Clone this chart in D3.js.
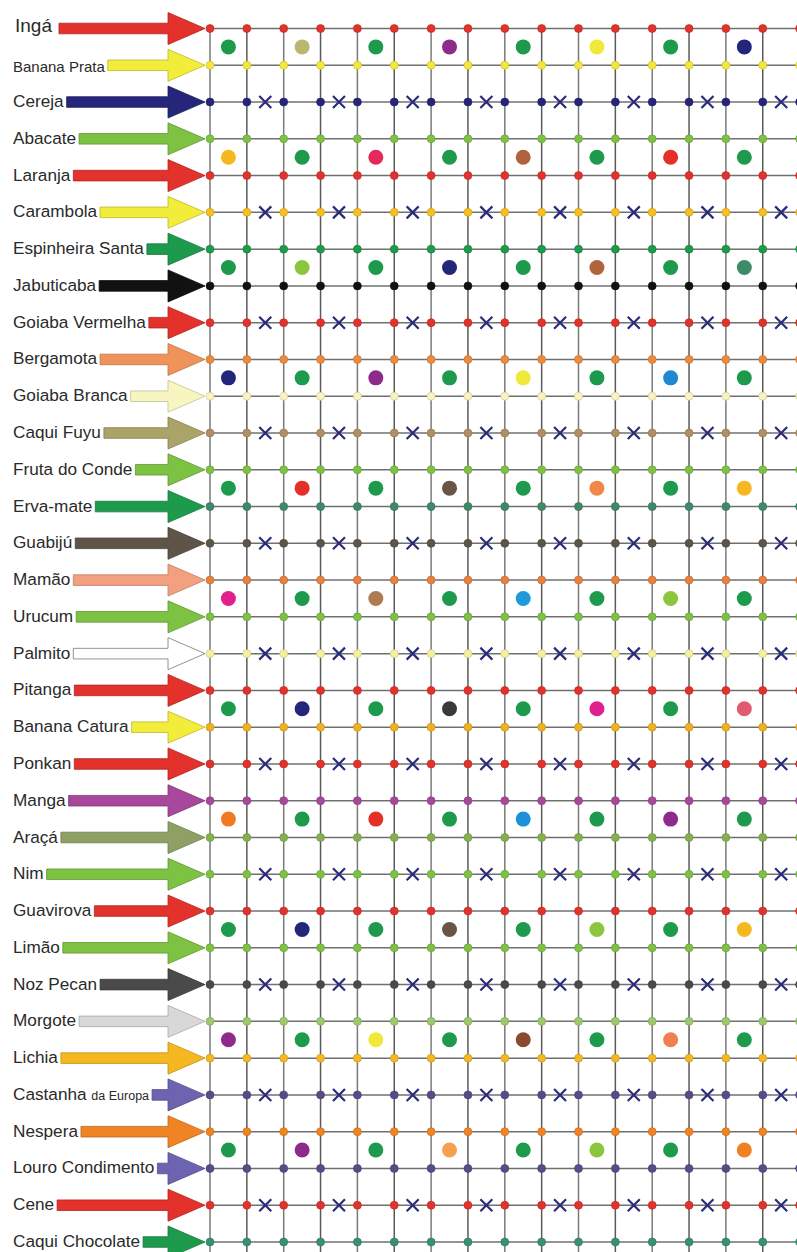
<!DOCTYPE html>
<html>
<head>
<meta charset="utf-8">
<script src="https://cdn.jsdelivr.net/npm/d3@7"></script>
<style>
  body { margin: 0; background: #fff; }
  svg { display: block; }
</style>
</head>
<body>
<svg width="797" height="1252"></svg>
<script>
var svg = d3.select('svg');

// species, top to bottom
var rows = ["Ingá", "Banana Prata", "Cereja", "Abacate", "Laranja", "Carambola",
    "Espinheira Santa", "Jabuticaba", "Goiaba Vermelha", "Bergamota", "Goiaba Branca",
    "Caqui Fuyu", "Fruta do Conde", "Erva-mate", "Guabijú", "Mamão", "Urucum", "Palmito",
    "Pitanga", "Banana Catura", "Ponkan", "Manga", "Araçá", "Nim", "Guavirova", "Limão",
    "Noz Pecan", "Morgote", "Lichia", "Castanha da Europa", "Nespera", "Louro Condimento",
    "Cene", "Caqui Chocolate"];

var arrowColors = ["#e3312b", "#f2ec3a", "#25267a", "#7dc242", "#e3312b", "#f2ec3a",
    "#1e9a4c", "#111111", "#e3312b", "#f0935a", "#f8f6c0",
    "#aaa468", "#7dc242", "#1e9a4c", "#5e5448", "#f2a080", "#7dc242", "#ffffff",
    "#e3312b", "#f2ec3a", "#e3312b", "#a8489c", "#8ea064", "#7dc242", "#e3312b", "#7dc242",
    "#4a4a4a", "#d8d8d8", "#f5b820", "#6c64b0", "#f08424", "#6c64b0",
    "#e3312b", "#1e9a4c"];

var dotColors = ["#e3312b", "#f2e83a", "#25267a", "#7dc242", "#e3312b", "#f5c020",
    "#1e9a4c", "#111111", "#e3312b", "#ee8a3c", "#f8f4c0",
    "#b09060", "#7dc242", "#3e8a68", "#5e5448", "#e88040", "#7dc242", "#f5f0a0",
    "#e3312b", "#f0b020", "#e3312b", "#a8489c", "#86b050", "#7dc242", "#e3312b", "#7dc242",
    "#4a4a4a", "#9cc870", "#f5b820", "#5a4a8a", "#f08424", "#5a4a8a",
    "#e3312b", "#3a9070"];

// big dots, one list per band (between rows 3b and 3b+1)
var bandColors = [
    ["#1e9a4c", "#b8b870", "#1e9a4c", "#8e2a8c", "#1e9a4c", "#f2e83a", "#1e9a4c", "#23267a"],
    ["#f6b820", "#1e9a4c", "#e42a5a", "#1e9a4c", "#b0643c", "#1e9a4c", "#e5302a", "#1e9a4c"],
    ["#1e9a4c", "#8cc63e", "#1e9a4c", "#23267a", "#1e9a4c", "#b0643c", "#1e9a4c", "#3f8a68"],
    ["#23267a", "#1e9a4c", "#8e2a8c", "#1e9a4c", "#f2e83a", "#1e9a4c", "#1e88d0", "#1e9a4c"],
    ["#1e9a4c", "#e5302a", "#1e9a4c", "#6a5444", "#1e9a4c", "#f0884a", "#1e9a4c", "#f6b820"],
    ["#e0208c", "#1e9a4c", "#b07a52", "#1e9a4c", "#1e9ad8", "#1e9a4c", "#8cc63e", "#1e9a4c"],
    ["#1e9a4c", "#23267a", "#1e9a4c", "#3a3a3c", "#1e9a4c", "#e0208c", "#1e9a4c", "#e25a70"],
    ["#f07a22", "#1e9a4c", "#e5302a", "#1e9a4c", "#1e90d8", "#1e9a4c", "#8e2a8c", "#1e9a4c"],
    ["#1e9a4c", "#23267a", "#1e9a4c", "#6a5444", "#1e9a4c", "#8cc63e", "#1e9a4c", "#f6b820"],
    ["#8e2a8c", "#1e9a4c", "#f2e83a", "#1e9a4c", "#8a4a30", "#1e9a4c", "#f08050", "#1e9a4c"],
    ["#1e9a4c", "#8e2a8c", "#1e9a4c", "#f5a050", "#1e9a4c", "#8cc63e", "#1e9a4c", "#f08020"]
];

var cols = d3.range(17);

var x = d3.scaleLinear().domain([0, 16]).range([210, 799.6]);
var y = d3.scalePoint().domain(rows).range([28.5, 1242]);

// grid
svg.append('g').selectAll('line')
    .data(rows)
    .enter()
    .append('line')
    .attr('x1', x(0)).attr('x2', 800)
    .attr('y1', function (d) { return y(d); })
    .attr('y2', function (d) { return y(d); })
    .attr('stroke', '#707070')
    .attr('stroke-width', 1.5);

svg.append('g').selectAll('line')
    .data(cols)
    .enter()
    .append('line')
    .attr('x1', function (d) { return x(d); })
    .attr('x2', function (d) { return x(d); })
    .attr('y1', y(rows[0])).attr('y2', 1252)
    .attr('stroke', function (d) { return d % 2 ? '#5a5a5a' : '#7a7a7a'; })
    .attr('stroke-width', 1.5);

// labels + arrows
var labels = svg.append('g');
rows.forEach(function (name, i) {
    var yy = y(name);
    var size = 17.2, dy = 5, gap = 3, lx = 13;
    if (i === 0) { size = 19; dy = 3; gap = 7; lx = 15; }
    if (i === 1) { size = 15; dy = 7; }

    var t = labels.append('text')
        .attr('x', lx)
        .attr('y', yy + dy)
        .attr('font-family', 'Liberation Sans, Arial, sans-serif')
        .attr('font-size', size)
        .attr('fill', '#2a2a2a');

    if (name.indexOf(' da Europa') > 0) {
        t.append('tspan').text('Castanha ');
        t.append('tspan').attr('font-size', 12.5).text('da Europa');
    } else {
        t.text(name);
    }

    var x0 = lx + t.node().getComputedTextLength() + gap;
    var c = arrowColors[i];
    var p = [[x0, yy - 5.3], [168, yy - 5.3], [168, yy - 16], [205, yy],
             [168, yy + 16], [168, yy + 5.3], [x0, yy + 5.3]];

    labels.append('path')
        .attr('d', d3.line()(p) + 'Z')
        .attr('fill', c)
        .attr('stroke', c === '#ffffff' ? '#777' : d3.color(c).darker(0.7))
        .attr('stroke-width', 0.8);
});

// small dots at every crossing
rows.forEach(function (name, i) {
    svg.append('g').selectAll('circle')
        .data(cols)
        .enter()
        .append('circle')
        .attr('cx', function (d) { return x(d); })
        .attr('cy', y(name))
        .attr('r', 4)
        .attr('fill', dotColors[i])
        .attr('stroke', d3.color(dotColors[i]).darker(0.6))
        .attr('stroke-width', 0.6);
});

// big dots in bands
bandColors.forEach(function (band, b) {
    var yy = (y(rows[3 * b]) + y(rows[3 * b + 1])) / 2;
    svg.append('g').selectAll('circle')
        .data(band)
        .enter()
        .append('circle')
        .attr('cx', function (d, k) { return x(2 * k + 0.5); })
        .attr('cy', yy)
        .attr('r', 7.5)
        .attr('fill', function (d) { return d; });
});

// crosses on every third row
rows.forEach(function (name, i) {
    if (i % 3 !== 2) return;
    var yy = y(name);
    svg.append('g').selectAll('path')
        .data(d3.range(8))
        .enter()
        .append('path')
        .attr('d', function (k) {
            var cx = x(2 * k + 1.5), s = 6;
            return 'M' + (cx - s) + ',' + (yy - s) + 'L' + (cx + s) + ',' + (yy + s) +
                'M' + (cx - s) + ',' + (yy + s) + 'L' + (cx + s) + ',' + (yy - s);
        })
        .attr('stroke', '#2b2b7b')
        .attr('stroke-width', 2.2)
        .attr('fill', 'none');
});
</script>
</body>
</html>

--------------------------------------------------

→ Your instructions
Take the listing above and restate it word for word, without its pictures.

→ The solution
Clone this chart in D3.js.
<!DOCTYPE html>
<html>
<head>
<meta charset="utf-8">
<script src="https://cdn.jsdelivr.net/npm/d3@7"></script>
<style>
  body { margin: 0; background: #fff; }
  svg { display: block; }
</style>
</head>
<body>
<svg width="797" height="1252"></svg>
<script>
var svg = d3.select('svg');

// species, top to bottom
var rows = ["Ingá", "Banana Prata", "Cereja", "Abacate", "Laranja", "Carambola",
    "Espinheira Santa", "Jabuticaba", "Goiaba Vermelha", "Bergamota", "Goiaba Branca",
    "Caqui Fuyu", "Fruta do Conde", "Erva-mate", "Guabijú", "Mamão", "Urucum", "Palmito",
    "Pitanga", "Banana Catura", "Ponkan", "Manga", "Araçá", "Nim", "Guavirova", "Limão",
    "Noz Pecan", "Morgote", "Lichia", "Castanha da Europa", "Nespera", "Louro Condimento",
    "Cene", "Caqui Chocolate"];

var arrowColors = ["#e3312b", "#f2ec3a", "#25267a", "#7dc242", "#e3312b", "#f2ec3a",
    "#1e9a4c", "#111111", "#e3312b", "#f0935a", "#f8f6c0",
    "#aaa468", "#7dc242", "#1e9a4c", "#5e5448", "#f2a080", "#7dc242", "#ffffff",
    "#e3312b", "#f2ec3a", "#e3312b", "#a8489c", "#8ea064", "#7dc242", "#e3312b", "#7dc242",
    "#4a4a4a", "#d8d8d8", "#f5b820", "#6c64b0", "#f08424", "#6c64b0",
    "#e3312b", "#1e9a4c"];

var dotColors = ["#e3312b", "#f2e83a", "#25267a", "#7dc242", "#e3312b", "#f5c020",
    "#1e9a4c", "#111111", "#e3312b", "#ee8a3c", "#f8f4c0",
    "#b09060", "#7dc242", "#3e8a68", "#5e5448", "#e88040", "#7dc242", "#f5f0a0",
    "#e3312b", "#f0b020", "#e3312b", "#a8489c", "#86b050", "#7dc242", "#e3312b", "#7dc242",
    "#4a4a4a", "#9cc870", "#f5b820", "#5a4a8a", "#f08424", "#5a4a8a",
    "#e3312b", "#3a9070"];

// big dots, one list per band (between rows 3b and 3b+1)
var bandColors = [
    ["#1e9a4c", "#b8b870", "#1e9a4c", "#8e2a8c", "#1e9a4c", "#f2e83a", "#1e9a4c", "#23267a"],
    ["#f6b820", "#1e9a4c", "#e42a5a", "#1e9a4c", "#b0643c", "#1e9a4c", "#e5302a", "#1e9a4c"],
    ["#1e9a4c", "#8cc63e", "#1e9a4c", "#23267a", "#1e9a4c", "#b0643c", "#1e9a4c", "#3f8a68"],
    ["#23267a", "#1e9a4c", "#8e2a8c", "#1e9a4c", "#f2e83a", "#1e9a4c", "#1e88d0", "#1e9a4c"],
    ["#1e9a4c", "#e5302a", "#1e9a4c", "#6a5444", "#1e9a4c", "#f0884a", "#1e9a4c", "#f6b820"],
    ["#e0208c", "#1e9a4c", "#b07a52", "#1e9a4c", "#1e9ad8", "#1e9a4c", "#8cc63e", "#1e9a4c"],
    ["#1e9a4c", "#23267a", "#1e9a4c", "#3a3a3c", "#1e9a4c", "#e0208c", "#1e9a4c", "#e25a70"],
    ["#f07a22", "#1e9a4c", "#e5302a", "#1e9a4c", "#1e90d8", "#1e9a4c", "#8e2a8c", "#1e9a4c"],
    ["#1e9a4c", "#23267a", "#1e9a4c", "#6a5444", "#1e9a4c", "#8cc63e", "#1e9a4c", "#f6b820"],
    ["#8e2a8c", "#1e9a4c", "#f2e83a", "#1e9a4c", "#8a4a30", "#1e9a4c", "#f08050", "#1e9a4c"],
    ["#1e9a4c", "#8e2a8c", "#1e9a4c", "#f5a050", "#1e9a4c", "#8cc63e", "#1e9a4c", "#f08020"]
];

var cols = d3.range(17);

var x = d3.scaleLinear().domain([0, 16]).range([210, 799.6]);
var y = d3.scalePoint().domain(rows).range([28.5, 1242]);

// grid
svg.append('g').selectAll('line')
    .data(rows)
    .enter()
    .append('line')
    .attr('x1', x(0)).attr('x2', 800)
    .attr('y1', function (d) { return y(d); })
    .attr('y2', function (d) { return y(d); })
    .attr('stroke', '#707070')
    .attr('stroke-width', 1.5);

svg.append('g').selectAll('line')
    .data(cols)
    .enter()
    .append('line')
    .attr('x1', function (d) { return x(d); })
    .attr('x2', function (d) { return x(d); })
    .attr('y1', y(rows[0])).attr('y2', 1252)
    .attr('stroke', function (d) { return d % 2 ? '#5a5a5a' : '#7a7a7a'; })
    .attr('stroke-width', 1.5);

// labels + arrows
var labels = svg.append('g');
rows.forEach(function (name, i) {
    var yy = y(name);
    var size = 17.2, dy = 5, gap = 3, lx = 13;
    if (i === 0) { size = 19; dy = 3; gap = 7; lx = 15; }
    if (i === 1) { size = 15; dy = 7; }

    var t = labels.append('text')
        .attr('x', lx)
        .attr('y', yy + dy)
        .attr('font-family', 'Liberation Sans, Arial, sans-serif')
        .attr('font-size', size)
        .attr('fill', '#2a2a2a');

    if (name.indexOf(' da Europa') > 0) {
        t.append('tspan').text('Castanha ');
        t.append('tspan').attr('font-size', 12.5).text('da Europa');
    } else {
        t.text(name);
    }

    var x0 = lx + t.node().getComputedTextLength() + gap;
    var c = arrowColors[i];
    var p = [[x0, yy - 5.3], [168, yy - 5.3], [168, yy - 16], [205, yy],
             [168, yy + 16], [168, yy + 5.3], [x0, yy + 5.3]];

    labels.append('path')
        .attr('d', d3.line()(p) + 'Z')
        .attr('fill', c)
        .attr('stroke', c === '#ffffff' ? '#777' : d3.color(c).darker(0.7))
        .attr('stroke-width', 0.8);
});

// small dots at every crossing
rows.forEach(function (name, i) {
    svg.append('g').selectAll('circle')
        .data(cols)
        .enter()
        .append('circle')
        .attr('cx', function (d) { return x(d); })
        .attr('cy', y(name))
        .attr('r', 4)
        .attr('fill', dotColors[i])
        .attr('stroke', d3.color(dotColors[i]).darker(0.6))
        .attr('stroke-width', 0.6);
});

// big dots in bands
bandColors.forEach(function (band, b) {
    var yy = (y(rows[3 * b]) + y(rows[3 * b + 1])) / 2;
    svg.append('g').selectAll('circle')
        .data(band)
        .enter()
        .append('circle')
        .attr('cx', function (d, k) { return x(2 * k + 0.5); })
        .attr('cy', yy)
        .attr('r', 7.5)
        .attr('fill', function (d) { return d; });
});

// crosses on every third row
rows.forEach(function (name, i) {
    if (i % 3 !== 2) return;
    var yy = y(name);
    svg.append('g').selectAll('path')
        .data(d3.range(8))
        .enter()
        .append('path')
        .attr('d', function (k) {
            var cx = x(2 * k + 1.5), s = 6;
            return 'M' + (cx - s) + ',' + (yy - s) + 'L' + (cx + s) + ',' + (yy + s) +
                'M' + (cx - s) + ',' + (yy + s) + 'L' + (cx + s) + ',' + (yy - s);
        })
        .attr('stroke', '#2b2b7b')
        .attr('stroke-width', 2.2)
        .attr('fill', 'none');
});
</script>
</body>
</html>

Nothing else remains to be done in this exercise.